> The problem:
Set down word for word each line from the start of the listing through the line that contains "0.00106, 0.0000, 0.0006]", both included.

-- start Material supplied --

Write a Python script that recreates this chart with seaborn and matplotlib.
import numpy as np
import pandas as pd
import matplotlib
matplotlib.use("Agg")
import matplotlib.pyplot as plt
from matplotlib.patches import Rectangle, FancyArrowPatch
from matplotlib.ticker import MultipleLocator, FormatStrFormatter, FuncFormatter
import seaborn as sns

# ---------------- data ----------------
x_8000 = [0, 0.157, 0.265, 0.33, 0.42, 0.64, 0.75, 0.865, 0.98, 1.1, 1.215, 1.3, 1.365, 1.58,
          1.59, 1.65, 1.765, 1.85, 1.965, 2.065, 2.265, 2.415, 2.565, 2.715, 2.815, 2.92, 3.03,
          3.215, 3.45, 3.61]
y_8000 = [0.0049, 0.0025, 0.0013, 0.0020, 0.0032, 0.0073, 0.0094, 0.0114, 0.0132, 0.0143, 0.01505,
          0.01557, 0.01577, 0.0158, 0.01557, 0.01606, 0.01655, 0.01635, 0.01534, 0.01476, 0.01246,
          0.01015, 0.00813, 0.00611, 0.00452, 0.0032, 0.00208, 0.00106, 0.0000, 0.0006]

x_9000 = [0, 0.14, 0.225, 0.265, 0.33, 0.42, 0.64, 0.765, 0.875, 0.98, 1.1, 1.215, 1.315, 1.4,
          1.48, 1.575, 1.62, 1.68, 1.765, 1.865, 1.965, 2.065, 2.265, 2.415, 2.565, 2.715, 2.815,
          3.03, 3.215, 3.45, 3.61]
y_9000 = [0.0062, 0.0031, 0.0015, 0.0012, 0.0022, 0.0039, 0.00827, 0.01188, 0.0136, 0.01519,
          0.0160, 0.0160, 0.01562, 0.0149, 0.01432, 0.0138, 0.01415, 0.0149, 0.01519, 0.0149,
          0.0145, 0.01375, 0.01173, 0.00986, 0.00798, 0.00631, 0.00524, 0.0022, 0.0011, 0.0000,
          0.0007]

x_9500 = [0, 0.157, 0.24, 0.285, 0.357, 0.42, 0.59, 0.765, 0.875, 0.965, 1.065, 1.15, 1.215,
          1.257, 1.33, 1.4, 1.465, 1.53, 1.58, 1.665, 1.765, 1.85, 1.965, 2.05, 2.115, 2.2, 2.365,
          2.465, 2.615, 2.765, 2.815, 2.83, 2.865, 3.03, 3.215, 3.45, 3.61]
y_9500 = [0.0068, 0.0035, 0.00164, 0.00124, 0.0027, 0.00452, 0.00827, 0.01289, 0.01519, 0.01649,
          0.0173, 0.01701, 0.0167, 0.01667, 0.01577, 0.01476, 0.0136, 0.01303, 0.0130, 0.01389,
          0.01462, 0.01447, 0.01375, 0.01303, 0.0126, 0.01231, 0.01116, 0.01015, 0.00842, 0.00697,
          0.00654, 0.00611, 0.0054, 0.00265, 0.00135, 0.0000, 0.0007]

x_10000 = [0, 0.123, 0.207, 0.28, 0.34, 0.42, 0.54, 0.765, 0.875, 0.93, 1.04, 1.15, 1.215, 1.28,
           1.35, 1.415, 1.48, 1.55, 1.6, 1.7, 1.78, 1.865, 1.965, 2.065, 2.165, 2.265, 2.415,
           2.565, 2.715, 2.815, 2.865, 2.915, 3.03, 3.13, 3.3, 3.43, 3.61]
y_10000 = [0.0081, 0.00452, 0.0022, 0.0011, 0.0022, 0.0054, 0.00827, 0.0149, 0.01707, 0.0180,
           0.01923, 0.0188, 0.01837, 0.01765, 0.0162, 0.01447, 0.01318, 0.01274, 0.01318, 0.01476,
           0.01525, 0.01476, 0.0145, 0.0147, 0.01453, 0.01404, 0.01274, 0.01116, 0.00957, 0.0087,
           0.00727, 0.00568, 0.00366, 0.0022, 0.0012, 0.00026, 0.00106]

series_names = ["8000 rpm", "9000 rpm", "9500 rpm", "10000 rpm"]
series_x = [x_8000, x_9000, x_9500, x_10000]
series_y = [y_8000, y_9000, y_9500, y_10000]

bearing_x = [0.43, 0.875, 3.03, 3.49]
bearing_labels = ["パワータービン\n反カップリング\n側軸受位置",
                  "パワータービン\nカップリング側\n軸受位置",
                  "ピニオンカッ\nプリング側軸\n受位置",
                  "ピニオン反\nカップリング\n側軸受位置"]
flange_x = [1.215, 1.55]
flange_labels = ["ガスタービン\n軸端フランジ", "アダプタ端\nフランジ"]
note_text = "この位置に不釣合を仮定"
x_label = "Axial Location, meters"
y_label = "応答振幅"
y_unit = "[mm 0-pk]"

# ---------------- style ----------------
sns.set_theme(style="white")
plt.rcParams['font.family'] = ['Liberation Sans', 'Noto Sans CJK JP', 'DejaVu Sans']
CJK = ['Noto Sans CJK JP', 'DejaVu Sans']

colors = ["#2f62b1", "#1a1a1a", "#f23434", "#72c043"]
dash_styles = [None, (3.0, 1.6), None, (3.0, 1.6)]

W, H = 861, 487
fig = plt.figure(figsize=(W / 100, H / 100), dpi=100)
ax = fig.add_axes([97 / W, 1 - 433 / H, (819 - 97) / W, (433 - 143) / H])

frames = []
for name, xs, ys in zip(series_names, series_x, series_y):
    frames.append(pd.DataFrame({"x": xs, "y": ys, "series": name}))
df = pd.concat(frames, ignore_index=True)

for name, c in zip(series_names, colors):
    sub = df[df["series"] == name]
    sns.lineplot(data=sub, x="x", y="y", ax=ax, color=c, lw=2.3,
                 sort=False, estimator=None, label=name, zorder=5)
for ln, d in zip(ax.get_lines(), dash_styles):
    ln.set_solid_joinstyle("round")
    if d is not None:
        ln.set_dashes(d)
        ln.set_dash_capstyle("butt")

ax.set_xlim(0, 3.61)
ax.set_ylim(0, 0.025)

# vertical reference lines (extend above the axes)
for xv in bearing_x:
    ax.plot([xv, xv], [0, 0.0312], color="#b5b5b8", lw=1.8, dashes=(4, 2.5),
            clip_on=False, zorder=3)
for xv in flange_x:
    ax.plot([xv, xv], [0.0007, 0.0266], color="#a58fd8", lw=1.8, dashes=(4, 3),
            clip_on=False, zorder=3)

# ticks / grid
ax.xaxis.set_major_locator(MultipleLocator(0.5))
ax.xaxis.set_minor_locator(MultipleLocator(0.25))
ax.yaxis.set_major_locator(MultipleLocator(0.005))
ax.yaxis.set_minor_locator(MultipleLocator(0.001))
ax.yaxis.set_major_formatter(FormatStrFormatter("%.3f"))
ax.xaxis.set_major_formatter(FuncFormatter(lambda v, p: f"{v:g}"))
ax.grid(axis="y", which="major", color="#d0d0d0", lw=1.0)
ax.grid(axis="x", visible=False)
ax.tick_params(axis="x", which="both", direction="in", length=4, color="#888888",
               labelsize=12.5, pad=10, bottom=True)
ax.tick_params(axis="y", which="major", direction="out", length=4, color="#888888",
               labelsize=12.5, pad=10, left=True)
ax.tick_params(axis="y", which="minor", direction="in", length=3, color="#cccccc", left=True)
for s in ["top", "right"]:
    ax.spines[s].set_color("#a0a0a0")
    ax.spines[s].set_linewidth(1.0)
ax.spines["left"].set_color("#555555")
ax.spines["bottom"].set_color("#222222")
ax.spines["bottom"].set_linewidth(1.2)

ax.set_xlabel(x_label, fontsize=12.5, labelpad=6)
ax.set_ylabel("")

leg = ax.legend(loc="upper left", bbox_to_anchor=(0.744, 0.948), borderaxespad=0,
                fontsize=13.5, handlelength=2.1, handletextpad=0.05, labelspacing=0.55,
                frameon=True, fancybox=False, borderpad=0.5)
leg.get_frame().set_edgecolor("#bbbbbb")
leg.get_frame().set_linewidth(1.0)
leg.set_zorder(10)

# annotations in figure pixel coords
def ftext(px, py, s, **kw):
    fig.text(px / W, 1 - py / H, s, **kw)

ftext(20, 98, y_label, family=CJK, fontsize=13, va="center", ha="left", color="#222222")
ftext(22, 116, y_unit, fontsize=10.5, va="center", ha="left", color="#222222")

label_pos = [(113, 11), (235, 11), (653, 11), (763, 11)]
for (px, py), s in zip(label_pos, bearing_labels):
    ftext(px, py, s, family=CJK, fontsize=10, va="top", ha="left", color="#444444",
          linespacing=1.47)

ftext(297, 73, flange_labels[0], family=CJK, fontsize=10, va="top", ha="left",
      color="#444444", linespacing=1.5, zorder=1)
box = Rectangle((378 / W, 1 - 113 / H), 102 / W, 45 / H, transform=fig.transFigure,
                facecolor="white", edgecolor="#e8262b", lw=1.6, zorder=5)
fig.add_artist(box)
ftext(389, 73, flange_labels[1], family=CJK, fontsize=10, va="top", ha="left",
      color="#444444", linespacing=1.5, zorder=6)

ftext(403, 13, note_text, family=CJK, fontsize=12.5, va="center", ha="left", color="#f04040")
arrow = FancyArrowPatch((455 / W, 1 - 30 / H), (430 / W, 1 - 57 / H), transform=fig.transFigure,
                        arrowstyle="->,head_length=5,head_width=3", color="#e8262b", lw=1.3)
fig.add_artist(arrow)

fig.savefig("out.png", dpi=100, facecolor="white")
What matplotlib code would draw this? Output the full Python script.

-- end Material supplied --

> Task result:
Write a Python script that recreates this chart with seaborn and matplotlib.
import numpy as np
import pandas as pd
import matplotlib
matplotlib.use("Agg")
import matplotlib.pyplot as plt
from matplotlib.patches import Rectangle, FancyArrowPatch
from matplotlib.ticker import MultipleLocator, FormatStrFormatter, FuncFormatter
import seaborn as sns

# ---------------- data ----------------
x_8000 = [0, 0.157, 0.265, 0.33, 0.42, 0.64, 0.75, 0.865, 0.98, 1.1, 1.215, 1.3, 1.365, 1.58,
          1.59, 1.65, 1.765, 1.85, 1.965, 2.065, 2.265, 2.415, 2.565, 2.715, 2.815, 2.92, 3.03,
          3.215, 3.45, 3.61]
y_8000 = [0.0049, 0.0025, 0.0013, 0.0020, 0.0032, 0.0073, 0.0094, 0.0114, 0.0132, 0.0143, 0.01505,
          0.01557, 0.01577, 0.0158, 0.01557, 0.01606, 0.01655, 0.01635, 0.01534, 0.01476, 0.01246,
          0.01015, 0.00813, 0.00611, 0.00452, 0.0032, 0.00208, 0.00106, 0.0000, 0.0006]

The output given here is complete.